> [Problem description] Your task is to transcribe all of the data below exactly, omitting the images.

> [Provided material]
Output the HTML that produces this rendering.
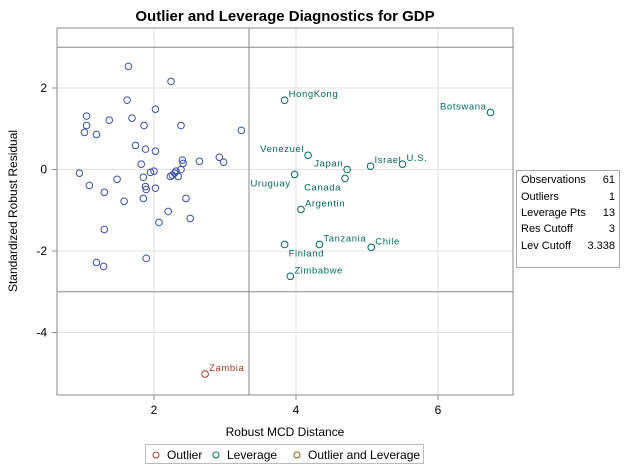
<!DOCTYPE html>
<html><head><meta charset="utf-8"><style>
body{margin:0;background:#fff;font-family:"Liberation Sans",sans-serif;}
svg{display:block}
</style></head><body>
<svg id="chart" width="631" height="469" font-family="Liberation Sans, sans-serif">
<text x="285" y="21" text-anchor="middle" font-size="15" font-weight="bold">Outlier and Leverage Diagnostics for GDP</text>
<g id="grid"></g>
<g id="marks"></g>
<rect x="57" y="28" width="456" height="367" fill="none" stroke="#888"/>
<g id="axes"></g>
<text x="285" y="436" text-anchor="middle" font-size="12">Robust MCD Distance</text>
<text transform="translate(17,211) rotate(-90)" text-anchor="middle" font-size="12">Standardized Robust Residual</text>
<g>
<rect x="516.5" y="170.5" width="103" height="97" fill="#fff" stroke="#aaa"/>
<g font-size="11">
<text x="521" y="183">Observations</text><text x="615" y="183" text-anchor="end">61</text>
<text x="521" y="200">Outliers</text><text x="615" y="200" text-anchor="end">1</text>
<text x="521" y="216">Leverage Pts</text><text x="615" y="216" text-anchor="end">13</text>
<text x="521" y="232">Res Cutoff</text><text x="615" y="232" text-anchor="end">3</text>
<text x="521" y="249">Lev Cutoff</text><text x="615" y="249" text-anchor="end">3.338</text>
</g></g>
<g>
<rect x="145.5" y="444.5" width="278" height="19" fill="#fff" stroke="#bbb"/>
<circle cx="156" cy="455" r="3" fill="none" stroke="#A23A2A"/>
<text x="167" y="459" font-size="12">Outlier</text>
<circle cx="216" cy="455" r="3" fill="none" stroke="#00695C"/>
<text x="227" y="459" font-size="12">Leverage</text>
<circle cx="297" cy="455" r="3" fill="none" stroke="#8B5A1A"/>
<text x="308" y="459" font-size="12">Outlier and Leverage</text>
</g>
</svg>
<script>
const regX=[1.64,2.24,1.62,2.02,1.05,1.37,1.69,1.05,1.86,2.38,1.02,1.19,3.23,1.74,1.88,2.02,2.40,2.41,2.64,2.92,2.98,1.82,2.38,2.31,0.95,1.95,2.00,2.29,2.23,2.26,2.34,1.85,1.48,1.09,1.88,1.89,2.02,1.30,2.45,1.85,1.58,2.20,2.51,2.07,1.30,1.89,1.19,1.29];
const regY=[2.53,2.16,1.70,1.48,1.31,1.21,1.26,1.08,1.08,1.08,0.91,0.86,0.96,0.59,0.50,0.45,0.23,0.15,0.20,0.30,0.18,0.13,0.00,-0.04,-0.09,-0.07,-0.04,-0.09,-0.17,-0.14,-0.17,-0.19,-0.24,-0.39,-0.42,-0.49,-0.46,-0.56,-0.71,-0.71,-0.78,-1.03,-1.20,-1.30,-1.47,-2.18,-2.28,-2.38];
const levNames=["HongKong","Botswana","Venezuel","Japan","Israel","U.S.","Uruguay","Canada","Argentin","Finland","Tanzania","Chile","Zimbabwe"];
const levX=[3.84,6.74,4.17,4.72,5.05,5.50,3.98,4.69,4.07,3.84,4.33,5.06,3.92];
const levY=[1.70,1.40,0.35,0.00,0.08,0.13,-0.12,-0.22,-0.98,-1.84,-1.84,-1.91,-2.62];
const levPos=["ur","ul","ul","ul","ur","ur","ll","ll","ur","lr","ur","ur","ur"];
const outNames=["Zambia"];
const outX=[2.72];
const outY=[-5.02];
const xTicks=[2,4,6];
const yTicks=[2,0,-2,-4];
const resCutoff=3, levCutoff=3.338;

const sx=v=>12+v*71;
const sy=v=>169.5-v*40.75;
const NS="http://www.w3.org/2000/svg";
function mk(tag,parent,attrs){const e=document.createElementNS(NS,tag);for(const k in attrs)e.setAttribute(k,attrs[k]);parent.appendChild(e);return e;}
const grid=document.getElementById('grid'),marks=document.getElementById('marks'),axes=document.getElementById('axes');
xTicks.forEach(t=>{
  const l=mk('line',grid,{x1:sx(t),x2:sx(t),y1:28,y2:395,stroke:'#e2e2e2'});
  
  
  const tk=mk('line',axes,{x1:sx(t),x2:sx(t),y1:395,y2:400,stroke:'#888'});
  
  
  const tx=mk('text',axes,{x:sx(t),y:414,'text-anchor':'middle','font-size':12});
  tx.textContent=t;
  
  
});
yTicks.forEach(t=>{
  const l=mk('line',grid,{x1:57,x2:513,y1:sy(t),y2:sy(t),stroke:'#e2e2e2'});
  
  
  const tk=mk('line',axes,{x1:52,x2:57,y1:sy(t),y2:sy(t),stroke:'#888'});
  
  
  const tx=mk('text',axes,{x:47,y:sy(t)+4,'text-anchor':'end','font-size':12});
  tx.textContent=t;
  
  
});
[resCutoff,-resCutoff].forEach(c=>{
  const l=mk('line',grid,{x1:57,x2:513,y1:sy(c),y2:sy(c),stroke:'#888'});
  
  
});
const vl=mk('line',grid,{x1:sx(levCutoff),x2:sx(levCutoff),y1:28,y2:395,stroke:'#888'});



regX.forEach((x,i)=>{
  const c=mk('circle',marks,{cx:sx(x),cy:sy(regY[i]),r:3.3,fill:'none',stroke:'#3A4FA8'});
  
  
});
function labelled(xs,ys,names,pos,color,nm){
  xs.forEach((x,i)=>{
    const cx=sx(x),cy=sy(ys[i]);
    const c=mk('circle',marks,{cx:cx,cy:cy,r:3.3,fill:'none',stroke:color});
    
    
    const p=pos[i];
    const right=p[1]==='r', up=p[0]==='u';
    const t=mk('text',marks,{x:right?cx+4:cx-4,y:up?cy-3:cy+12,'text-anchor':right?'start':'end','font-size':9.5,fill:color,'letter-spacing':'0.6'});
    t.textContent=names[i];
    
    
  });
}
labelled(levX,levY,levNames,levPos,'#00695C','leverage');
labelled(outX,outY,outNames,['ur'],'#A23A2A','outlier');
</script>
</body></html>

> [Exercise solution]
Output the HTML that produces this rendering.
<!DOCTYPE html>
<html><head><meta charset="utf-8"><style>
body{margin:0;background:#fff;font-family:"Liberation Sans",sans-serif;}
svg{display:block}
</style></head><body>
<svg id="chart" width="631" height="469" font-family="Liberation Sans, sans-serif">
<text x="285" y="21" text-anchor="middle" font-size="15" font-weight="bold">Outlier and Leverage Diagnostics for GDP</text>
<g id="grid"></g>
<g id="marks"></g>
<rect x="57" y="28" width="456" height="367" fill="none" stroke="#888"/>
<g id="axes"></g>
<text x="285" y="436" text-anchor="middle" font-size="12">Robust MCD Distance</text>
<text transform="translate(17,211) rotate(-90)" text-anchor="middle" font-size="12">Standardized Robust Residual</text>
<g>
<rect x="516.5" y="170.5" width="103" height="97" fill="#fff" stroke="#aaa"/>
<g font-size="11">
<text x="521" y="183">Observations</text><text x="615" y="183" text-anchor="end">61</text>
<text x="521" y="200">Outliers</text><text x="615" y="200" text-anchor="end">1</text>
<text x="521" y="216">Leverage Pts</text><text x="615" y="216" text-anchor="end">13</text>
<text x="521" y="232">Res Cutoff</text><text x="615" y="232" text-anchor="end">3</text>
<text x="521" y="249">Lev Cutoff</text><text x="615" y="249" text-anchor="end">3.338</text>
</g></g>
<g>
<rect x="145.5" y="444.5" width="278" height="19" fill="#fff" stroke="#bbb"/>
<circle cx="156" cy="455" r="3" fill="none" stroke="#A23A2A"/>
<text x="167" y="459" font-size="12">Outlier</text>
<circle cx="216" cy="455" r="3" fill="none" stroke="#00695C"/>
<text x="227" y="459" font-size="12">Leverage</text>
<circle cx="297" cy="455" r="3" fill="none" stroke="#8B5A1A"/>
<text x="308" y="459" font-size="12">Outlier and Leverage</text>
</g>
</svg>
<script>
const regX=[1.64,2.24,1.62,2.02,1.05,1.37,1.69,1.05,1.86,2.38,1.02,1.19,3.23,1.74,1.88,2.02,2.40,2.41,2.64,2.92,2.98,1.82,2.38,2.31,0.95,1.95,2.00,2.29,2.23,2.26,2.34,1.85,1.48,1.09,1.88,1.89,2.02,1.30,2.45,1.85,1.58,2.20,2.51,2.07,1.30,1.89,1.19,1.29];
const regY=[2.53,2.16,1.70,1.48,1.31,1.21,1.26,1.08,1.08,1.08,0.91,0.86,0.96,0.59,0.50,0.45,0.23,0.15,0.20,0.30,0.18,0.13,0.00,-0.04,-0.09,-0.07,-0.04,-0.09,-0.17,-0.14,-0.17,-0.19,-0.24,-0.39,-0.42,-0.49,-0.46,-0.56,-0.71,-0.71,-0.78,-1.03,-1.20,-1.30,-1.47,-2.18,-2.28,-2.38];
const levNames=["HongKong","Botswana","Venezuel","Japan","Israel","U.S.","Uruguay","Canada","Argentin","Finland","Tanzania","Chile","Zimbabwe"];
const levX=[3.84,6.74,4.17,4.72,5.05,5.50,3.98,4.69,4.07,3.84,4.33,5.06,3.92];
const levY=[1.70,1.40,0.35,0.00,0.08,0.13,-0.12,-0.22,-0.98,-1.84,-1.84,-1.91,-2.62];
const levPos=["ur","ul","ul","ul","ur","ur","ll","ll","ur","lr","ur","ur","ur"];
const outNames=["Zambia"];
const outX=[2.72];
const outY=[-5.02];
const xTicks=[2,4,6];
const yTicks=[2,0,-2,-4];
const resCutoff=3, levCutoff=3.338;

const sx=v=>12+v*71;
const sy=v=>169.5-v*40.75;
const NS="http://www.w3.org/2000/svg";
function mk(tag,parent,attrs){const e=document.createElementNS(NS,tag);for(const k in attrs)e.setAttribute(k,attrs[k]);parent.appendChild(e);return e;}
const grid=document.getElementById('grid'),marks=document.getElementById('marks'),axes=document.getElementById('axes');
xTicks.forEach(t=>{
  const l=mk('line',grid,{x1:sx(t),x2:sx(t),y1:28,y2:395,stroke:'#e2e2e2'});
  
  
  const tk=mk('line',axes,{x1:sx(t),x2:sx(t),y1:395,y2:400,stroke:'#888'});
  
  
  const tx=mk('text',axes,{x:sx(t),y:414,'text-anchor':'middle','font-size':12});
  tx.textContent=t;
  
  
});
yTicks.forEach(t=>{
  const l=mk('line',grid,{x1:57,x2:513,y1:sy(t),y2:sy(t),stroke:'#e2e2e2'});
  
  
  const tk=mk('line',axes,{x1:52,x2:57,y1:sy(t),y2:sy(t),stroke:'#888'});
  
  
  const tx=mk('text',axes,{x:47,y:sy(t)+4,'text-anchor':'end','font-size':12});
  tx.textContent=t;
  
  
});
[resCutoff,-resCutoff].forEach(c=>{
  const l=mk('line',grid,{x1:57,x2:513,y1:sy(c),y2:sy(c),stroke:'#888'});
  
  
});
const vl=mk('line',grid,{x1:sx(levCutoff),x2:sx(levCutoff),y1:28,y2:395,stroke:'#888'});



regX.forEach((x,i)=>{
  const c=mk('circle',marks,{cx:sx(x),cy:sy(regY[i]),r:3.3,fill:'none',stroke:'#3A4FA8'});
  
  
});
function labelled(xs,ys,names,pos,color,nm){
  xs.forEach((x,i)=>{
    const cx=sx(x),cy=sy(ys[i]);
    const c=mk('circle',marks,{cx:cx,cy:cy,r:3.3,fill:'none',stroke:color});
    
    
    const p=pos[i];
    const right=p[1]==='r', up=p[0]==='u';
    const t=mk('text',marks,{x:right?cx+4:cx-4,y:up?cy-3:cy+12,'text-anchor':right?'start':'end','font-size':9.5,fill:color,'letter-spacing':'0.6'});
    t.textContent=names[i];
    
    
  });
}
labelled(levX,levY,levNames,levPos,'#00695C','leverage');
labelled(outX,outY,outNames,['ur'],'#A23A2A','outlier');
</script>
</body></html>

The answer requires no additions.